From the listing below, output the lines between the one with "Clone this diagram in TikZ." and the one with "(title) at (15,18)", including those two, and nothing else. Pictures are not copied.

******

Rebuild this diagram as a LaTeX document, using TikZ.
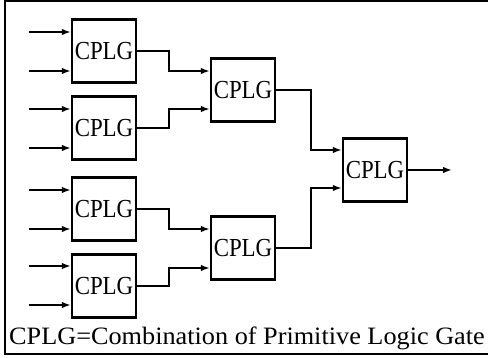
\documentclass[tikz,border=0pt]{standalone}
\usepackage{fontspec}
\setmainfont{Liberation Serif}
\usetikzlibrary{arrows.meta,calc}
\newcommand{\boxtext}[1]{\scalebox{0.88}[1]{#1}}
\begin{document}
\begin{tikzpicture}[x=1pt,y=-1pt,
 box/.style={draw,line width=2.2pt,minimum width=64pt,minimum height=63pt,inner sep=0pt,font=\fontsize{26}{26}\selectfont},
 wire/.style={line width=2.2pt},
 arr/.style={wire,-{Latex[length=9pt,width=6.5pt]}}]
\useasboundingbox (0,0) rectangle (488,358);
\draw[line width=2.4pt] (495,1) -- (5,1) -- (5,354) -- (495,354);
% first column
\node[box] (b1) at (104,51) {\boxtext{CPLG}};
\node[box] (b2) at (104,128) {\boxtext{CPLG}};
\node[box] (b3) at (104,209) {\boxtext{CPLG}};
\node[box] (b4) at (104,286) {\boxtext{CPLG}};
% second column
\node[box] (m1) at (243,90) {\boxtext{CPLG}};
\node[box] (m2) at (243,248) {\boxtext{CPLG}};
% final
\node[box] (f) at (375,170) {\boxtext{CPLG}};
% inputs
\foreach \n/\ya/\yb in {b1/32/71, b2/109/148, b3/190/229, b4/266/305}{
  \coordinate (\n-ia) at (29,\ya);
  \coordinate (\n-ib) at (29,\yb);
  \draw[arr] (\n-ia) -- (\n-ia -| \n.west);
  \draw[arr] (\n-ib) -- (\n-ib -| \n.west);
}
% first to second column
\draw[arr] (b1.east) -- ++(32,0) |- (m1.west |- 0,71);
\draw[arr] (b2.east) -- ++(32,0) |- (m1.west |- 0,109);
\draw[arr] (b3.east) -- ++(32,0) |- (m2.west |- 0,229);
\draw[arr] (b4.east) -- ++(32,0) |- (m2.west |- 0,268);
% second to final
\draw[arr] (m1.east) -- ++(35,0) |- (f.west |- 0,150);
\draw[arr] (m2.east) -- ++(35,0) |- (f.west |- 0,188);
% output
\coordinate (out) at (452,170);
\draw[arr] (f.east) -- (out);
% caption
\node[anchor=base west,inner sep=0pt,font=\fontsize{25}{25}\selectfont] (cap) at (9,345) {\scalebox{1.05}[1]{CPLG=Combination of Primitive Logic Gate}};
\end{tikzpicture}
\end{document}
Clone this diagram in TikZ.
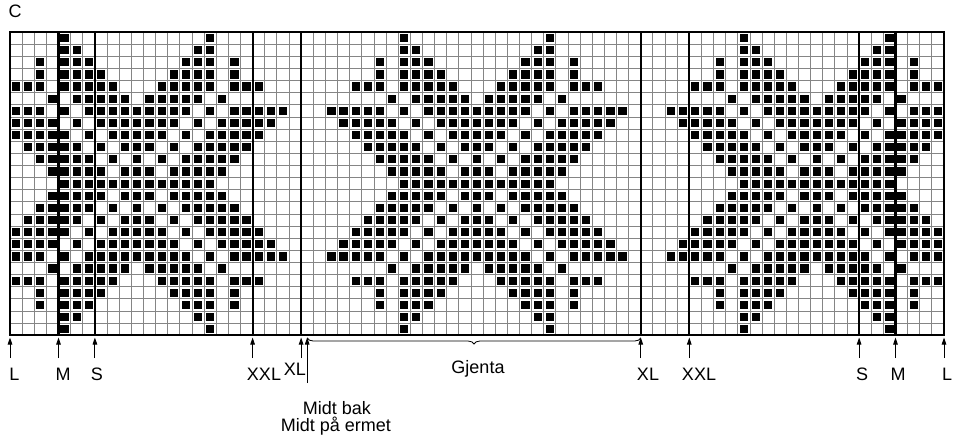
\documentclass[tikz,border=0pt]{standalone}
\usepackage{fontspec}
\setmainfont{Liberation Sans}
\usetikzlibrary{arrows.meta,decorations.pathreplacing}
\def\cw{12.13}
\def\sq{8.2}
\begin{document}
\begin{tikzpicture}[x=1pt,y=-1pt,
  gridline/.style={draw=black!48, line width=0.8pt},
  sizeline/.style={line width=2.2pt},
  stitch/.style={fill=black},
  marker/.style={-{Triangle[length=7pt,width=4.5pt]}, line width=0.9pt},
  lbl/.style={font=\fontsize{18}{20}\selectfont, inner sep=0pt, anchor=base}]
\useasboundingbox (0,0) rectangle (962,441);
\fill[white] (0,0) rectangle (962,441);

% chart grid: 77 stitches x 25 rounds
\foreach \i in {0,...,77} \draw[gridline] ({10+\i*\cw},32) -- ({10+\i*\cw},{32+25*\cw});
\foreach \j in {0,...,25} \draw[gridline] (10,{32+\j*\cw}) -- ({10+77*\cw},{32+\j*\cw});

% pattern stitches: one half-motif (offsets 0..14 from the axis, rounds 0..12),
% mirrored about the axis, repeated every 28 stitches and mirrored top/bottom
\foreach \r/\lst in {0/{8},1/{8,9},2/{6,8,9,10},3/{6,8,9,10,11},4/{4,5,6,8,9,10,11,12},
  5/{7,9,10,11,12,13},6/{2,3,4,5,6,8,10,11,12,13,14},7/{3,4,5,6,7,9,11,12,13,14},
  8/{4,5,6,7,8,10,12,13,14},9/{5,6,7,8,9,11,13,14},10/{6,7,8,9,10,12,14},
  11/{7,8,9,10,11,13,14},12/{8,9,10,11,12,13,14}}{
  \foreach \d in \lst {
    \foreach \k in {-1,0,1,2} {
      \foreach \s in {1,-1} {
        \pgfmathtruncatemacro\cc{24+\s*\d+28*\k}
        \ifnum\cc>-1\relax\ifnum\cc<77\relax
          \foreach \rr in {\r,24-\r}
            \fill[stitch] ({10+(\cc+0.5)*\cw-\sq/2},{32+(\rr+0.5)*\cw-\sq/2}) rectangle ++(\sq,\sq);
        \fi\fi
      }
    }
  }
}

% size lines and frame
\foreach \b in {4,7,20,24,52,56,70,73}
  \draw[sizeline] ({10+\b*\cw},32) -- ({10+\b*\cw},{32+25*\cw});
\draw[sizeline] (10,32) rectangle ({10+77*\cw},{32+25*\cw});

\node[lbl] (title) at (15,18) {C};

% size markers
\foreach \n/\b in {L/0,M/4,S/7,XXL/20,XLa/24,XLb/52,XXLb/56,Sb/70,Mb/73,Lb/77}{
  \coordinate (t\n) at ({10+\b*\cw},337.5);
  \coordinate (f\n) at ({10+\b*\cw},358);
  \draw[marker] (f\n) -- (t\n);
}
\node[lbl] (lL) at (14.5,380) {L};
\node[lbl] (lM) at (63,380) {M};
\node[lbl] (lS) at (97,380) {S};
\node[lbl] (lXXL) at (264,380) {XXL};
\node[lbl] (lXLa) at (295,375) {XL};
\node[lbl] (lXLb) at (648,380) {XL};
\node[lbl] (lXXLb) at (699,380) {XXL};
\node[lbl] (lSb) at (862,380) {S};
\node[lbl] (lMb) at (898,380) {M};
\node[lbl] (lLb) at (947,380) {L};

% centre back marker
\coordinate (tMid) at ({10+24.5*\cw},337.5);
\coordinate (fMid) at ({10+24.5*\cw},383);
\draw[marker] (fMid) -- (tMid);
\node[lbl] (mid1) at (337,414) {Midt bak};
\node[lbl] (mid2) at (336,431) {Midt på ermet};

% repeat brace
\coordinate (gA) at ({10+24.5*\cw},338);
\coordinate (gB) at ({10+52*\cw},338);
\draw[line width=0.8pt, decorate, decoration={brace, mirror, amplitude=6pt}] (gA) -- (gB);
\node[lbl] (rep) at (478,373) {Gjenta};
\end{tikzpicture}
\end{document}
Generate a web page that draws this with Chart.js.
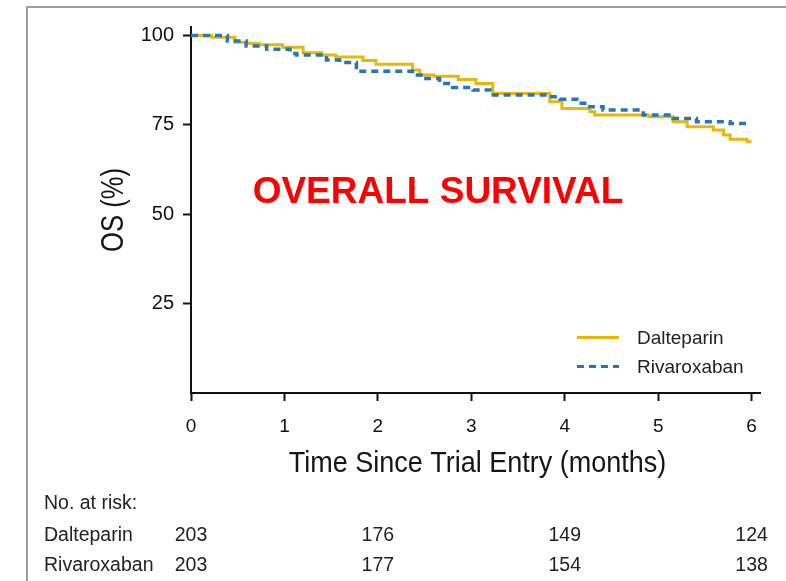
<!DOCTYPE html>
<html><head><meta charset="utf-8">
<script src="https://cdn.jsdelivr.net/npm/chart.js@4.4.1/dist/chart.umd.min.js"></script>
<style>html,body{margin:0;padding:0;background:#fff;overflow:hidden}#wrap{position:relative;width:786px;height:581px}</style>
</head><body><div id="wrap"><canvas id="c" width="786" height="581"></canvas></div>
<script>
// ---- data ----
const months = [0, 1, 2, 3, 4, 5, 6];
const yTickValues = [25, 50, 75, 100];
const seriesNames = ['Dalteparin', 'Rivaroxaban'];
const xTitle = 'Time Since Trial Entry (months)';
const yTitle = 'OS (%)';
const overlayLabel = 'OVERALL SURVIVAL';
const daltTimes = [0, 0.22, 0.47, 0.60, 0.73, 0.98, 1.20, 1.40, 1.55, 1.84, 1.98, 2.37, 2.45, 2.60, 2.86, 3.05, 3.23, 3.84, 3.97, 4.27, 4.32, 4.90, 5.16, 5.31, 5.59, 5.70, 5.77, 5.95, 6.00];
const daltSurv  = [100, 99.5, 98.1, 97.8, 97.4, 96.7, 95.2, 94.6, 94.0, 93.0, 92.0, 90.4, 89.0, 88.6, 87.7, 86.6, 83.8, 81.5, 79.6, 78.7, 77.8, 77.3, 75.9, 74.5, 73.6, 72.2, 71.0, 70.3, 70.3];
const rivaTimes = [0, 0.39, 0.59, 0.81, 1.06, 1.13, 1.45, 1.59, 1.77, 2.37, 2.48, 2.66, 2.80, 3.02, 3.20, 3.81, 3.95, 4.13, 4.24, 4.41, 4.84, 5.16, 5.41, 5.77, 5.97];
const rivaSurv  = [100, 98.5, 97.1, 96.2, 95.0, 94.6, 93.2, 92.5, 90.0, 89.0, 88.0, 86.6, 85.5, 84.8, 83.4, 82.9, 82.2, 81.1, 80.1, 79.2, 77.8, 76.8, 75.9, 75.4, 75.4];
const atRiskMonths = [0, 2, 4, 6];
const daltAtRisk = [203, 176, 149, 124];
const rivaAtRisk = [203, 177, 154, 138];

const SANS = "'Liberation Sans', Arial, sans-serif";
const pts = (t, v) => t.map((x, i) => ({x: x, y: v[i]}));

function squeezedText(ctx, text, x, y, sx, rot) {
  ctx.save();
  ctx.translate(x, y);
  if (rot) ctx.rotate(rot);
  ctx.scale(sx, 1);
  ctx.fillText(text, 0, 0);
  ctx.restore();
}

const extras = {
  id: 'extras',
  beforeDraw(chart) {
    const ctx = chart.ctx;
    ctx.save();
    ctx.strokeStyle = '#9c9c9c'; ctx.lineWidth = 2;
    ctx.beginPath(); ctx.moveTo(27, 581); ctx.lineTo(27, 7); ctx.lineTo(786, 7); ctx.stroke();
    ctx.restore();
  },
  afterDraw(chart) {
    const ctx = chart.ctx, xs = chart.scales.x, ca = chart.chartArea;
    ctx.save();
    // axis titles (condensed type)
    ctx.fillStyle = '#151515';
    ctx.textAlign = 'center'; ctx.textBaseline = 'alphabetic';
    ctx.font = '30px ' + SANS;
    squeezedText(ctx, xTitle, (ca.left + ca.right) / 2 + 2, 472, 0.90, 0);
    ctx.font = '32px ' + SANS;
    squeezedText(ctx, yTitle, 123, (ca.top + ca.bottom) / 2, 0.80, -Math.PI / 2);
    // red overlay label
    ctx.fillStyle = '#ff0000'; ctx.font = 'bold 37px ' + SANS;
    ctx.textAlign = 'center'; ctx.textBaseline = 'alphabetic';
    ctx.fillText(overlayLabel, 438, 203);
    // legend
    const ds = chart.data.datasets;
    const legY = [337.5, 366.5];
    const legBase = [344, 373];
    ctx.font = '19px ' + SANS; ctx.textAlign = 'left'; ctx.fillStyle = '#222';
    ds.forEach((d, i) => {
      ctx.save();
      ctx.strokeStyle = d.borderColor; ctx.lineWidth = 3;
      ctx.setLineDash(d.borderDash || []);
      ctx.beginPath(); ctx.moveTo(577, legY[i]); ctx.lineTo(619, legY[i]); ctx.stroke();
      ctx.restore();
      ctx.fillText(d.label, 637, legBase[i]);
    });
    // number at risk table
    ctx.fillStyle = '#222'; ctx.font = '19.5px ' + SANS; ctx.textBaseline = 'alphabetic';
    ctx.textAlign = 'left';
    ctx.fillText('No. at risk:', 44, 509);
    const rows = [[seriesNames[0], daltAtRisk, 541], [seriesNames[1], rivaAtRisk, 571]];
    rows.forEach(([name, vals, y]) => {
      ctx.textAlign = 'left'; ctx.fillText(name, 44, y);
      ctx.textAlign = 'center';
      atRiskMonths.forEach((m, j) => ctx.fillText(String(vals[j]), xs.getPixelForValue(m), y));
    });
    ctx.restore();
  }
};

new Chart(document.getElementById('c'), {
  type: 'line',
  data: {
    datasets: [
      {label: seriesNames[0], data: pts(daltTimes, daltSurv), borderColor: '#e8b70b', borderWidth: 3, stepped: 'before', pointRadius: 0, fill: false, order: 1},
      {label: seriesNames[1], data: pts(rivaTimes, rivaSurv), borderColor: '#2676b8', borderWidth: 3.5, borderDash: [7, 5], stepped: 'before', pointRadius: 0, fill: false, order: 0}
    ]
  },
  options: {
    responsive: false, animation: false, devicePixelRatio: 1,
    layout: {padding: {top: 27, right: 26, left: 0, bottom: 0}},
    plugins: {legend: {display: false}, tooltip: {enabled: false}},
    scales: {
      x: {
        type: 'linear', min: 0, max: 6.09,
        afterBuildTicks: s => { s.ticks = months.map(v => ({value: v})); },
        afterFit: s => { s.height = 188; },
        grid: {display: true, drawOnChartArea: false, drawTicks: true, tickLength: 8, tickWidth: 2, tickColor: '#111'},
        border: {display: true, color: '#111', width: 2},
        ticks: {font: {size: 19, family: SANS}, color: '#111', padding: 14, maxRotation: 0, autoSkip: false},
        title: {display: false}
      },
      y: {
        type: 'linear', min: 0, max: 102.4,
        afterBuildTicks: s => { s.ticks = yTickValues.map(v => ({value: v})); },
        afterFit: s => { s.width = 191; },
        grid: {display: true, drawOnChartArea: false, drawTicks: true, tickLength: 8, tickWidth: 2, tickColor: '#111'},
        border: {display: true, color: '#111', width: 2},
        ticks: {font: {size: 20, family: SANS}, color: '#111', padding: 9},
        title: {display: false}
      }
    }
  },
  plugins: [extras]
});
</script></body></html>
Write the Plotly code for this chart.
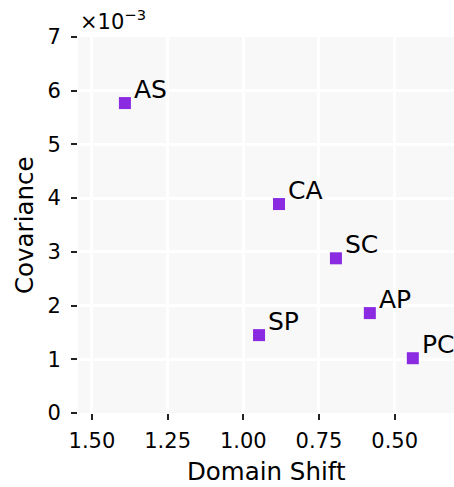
import plotly.graph_objects as go

labels = ["AS", "CA", "SC", "AP", "SP", "PC"]
domain_shift = [1.391, 0.882, 0.694, 0.582, 0.948, 0.440]
covariance = [5.77, 3.89, 2.88, 1.86, 1.45, 1.02]  # ×10^-3

x_ticks = [1.50, 1.25, 1.00, 0.75, 0.50]
x_tick_text = ["1.50", "1.25", "1.00", "0.75", "0.50"]
y_ticks = [0, 1, 2, 3, 4, 5, 6, 7]

FONT = "DejaVu Sans"
COLOR = "#8a2be2"

fig = go.Figure()
fig.add_trace(go.Scatter(
    x=domain_shift, y=covariance, mode="markers",
    marker=dict(symbol="square", size=12, color=COLOR, line=dict(width=0)),
    showlegend=False, hoverinfo="skip",
))

for lab, xv, yv in zip(labels, domain_shift, covariance):
    fig.add_annotation(x=xv, y=yv, text=lab, showarrow=False,
                       xanchor="left", yanchor="middle", xshift=7, yshift=14,
                       font=dict(family=FONT, size=25, color="black"))

fig.add_annotation(xref="paper", yref="paper", x=0, y=1, text="×10<sup>−3</sup>",
                   showarrow=False, xanchor="left", yanchor="bottom", xshift=0, yshift=1,
                   font=dict(family=FONT, size=21, color="black"))

# axis titles
fig.add_annotation(xref="paper", yref="paper", x=0.5, y=0, text="Domain Shift",
                   showarrow=False, xanchor="center", yanchor="middle", yshift=-58,
                   font=dict(family=FONT, size=24.5, color="black"))
fig.add_annotation(xref="paper", yref="paper", x=0, y=0.5, text="Covariance",
                   showarrow=False, xanchor="center", yanchor="middle", xshift=-54,
                   textangle=-90,
                   font=dict(family=FONT, size=24.5, color="black"))

fig.update_layout(
    width=454, height=487,
    margin=dict(l=78, r=0, t=37, b=74),
    paper_bgcolor="white", plot_bgcolor="#f8f8f8",
    font=dict(family=FONT, size=21, color="black"),
)
fig.update_xaxes(
    range=[1.546, 0.304], tickvals=x_ticks, ticktext=x_tick_text,
    showgrid=True, gridcolor="white", gridwidth=3, zeroline=False,
    ticks="outside", ticklen=6, tickwidth=1.5, tickcolor="#222",
    showline=False, automargin=False, ticklabelstandoff=3,
    tickfont=dict(family=FONT, size=21),
)
fig.update_yaxes(
    range=[0, 7], tickvals=y_ticks,
    showgrid=True, gridcolor="white", gridwidth=3, zeroline=False,
    ticks="outside", ticklen=6, tickwidth=1.5, tickcolor="#222",
    showline=False, automargin=False, ticklabelstandoff=6,
    tickfont=dict(family=FONT, size=21),
)

fig.write_html(
    "out.html",
    config={"displayModeBar": False},
    post_script="document.body.style.margin='0';document.body.style.overflow='hidden';",
)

******

**RESPONSE BELOW:**
Clone this diagram in TikZ.
\documentclass[tikz,border=0pt]{standalone}
\usepackage{fontspec}
\setmainfont{Liberation Sans}
\usetikzlibrary{arrows.meta,decorations.pathreplacing}
\def\cw{12.13}
\def\sq{8.2}
\begin{document}
\begin{tikzpicture}[x=1pt,y=-1pt,
  gridline/.style={draw=black!48, line width=0.8pt},
  sizeline/.style={line width=2.2pt},
  stitch/.style={fill=black},
  marker/.style={-{Triangle[length=7pt,width=4.5pt]}, line width=0.9pt},
  lbl/.style={font=\fontsize{18}{20}\selectfont, inner sep=0pt, anchor=base}]
\useasboundingbox (0,0) rectangle (962,441);
\fill[white] (0,0) rectangle (962,441);

% chart grid: 77 stitches x 25 rounds
\foreach \i in {0,...,77} \draw[gridline] ({10+\i*\cw},32) -- ({10+\i*\cw},{32+25*\cw});
\foreach \j in {0,...,25} \draw[gridline] (10,{32+\j*\cw}) -- ({10+77*\cw},{32+\j*\cw});

% pattern stitches: one half-motif (offsets 0..14 from the axis, rounds 0..12),
% mirrored about the axis, repeated every 28 stitches and mirrored top/bottom
\foreach \r/\lst in {0/{8},1/{8,9},2/{6,8,9,10},3/{6,8,9,10,11},4/{4,5,6,8,9,10,11,12},
  5/{7,9,10,11,12,13},6/{2,3,4,5,6,8,10,11,12,13,14},7/{3,4,5,6,7,9,11,12,13,14},
  8/{4,5,6,7,8,10,12,13,14},9/{5,6,7,8,9,11,13,14},10/{6,7,8,9,10,12,14},
  11/{7,8,9,10,11,13,14},12/{8,9,10,11,12,13,14}}{
  \foreach \d in \lst {
    \foreach \k in {-1,0,1,2} {
      \foreach \s in {1,-1} {
        \pgfmathtruncatemacro\cc{24+\s*\d+28*\k}
        \ifnum\cc>-1\relax\ifnum\cc<77\relax
          \foreach \rr in {\r,24-\r}
            \fill[stitch] ({10+(\cc+0.5)*\cw-\sq/2},{32+(\rr+0.5)*\cw-\sq/2}) rectangle ++(\sq,\sq);
        \fi\fi
      }
    }
  }
}

% size lines and frame
\foreach \b in {4,7,20,24,52,56,70,73}
  \draw[sizeline] ({10+\b*\cw},32) -- ({10+\b*\cw},{32+25*\cw});
\draw[sizeline] (10,32) rectangle ({10+77*\cw},{32+25*\cw});

\node[lbl] (title) at (15,18) {C};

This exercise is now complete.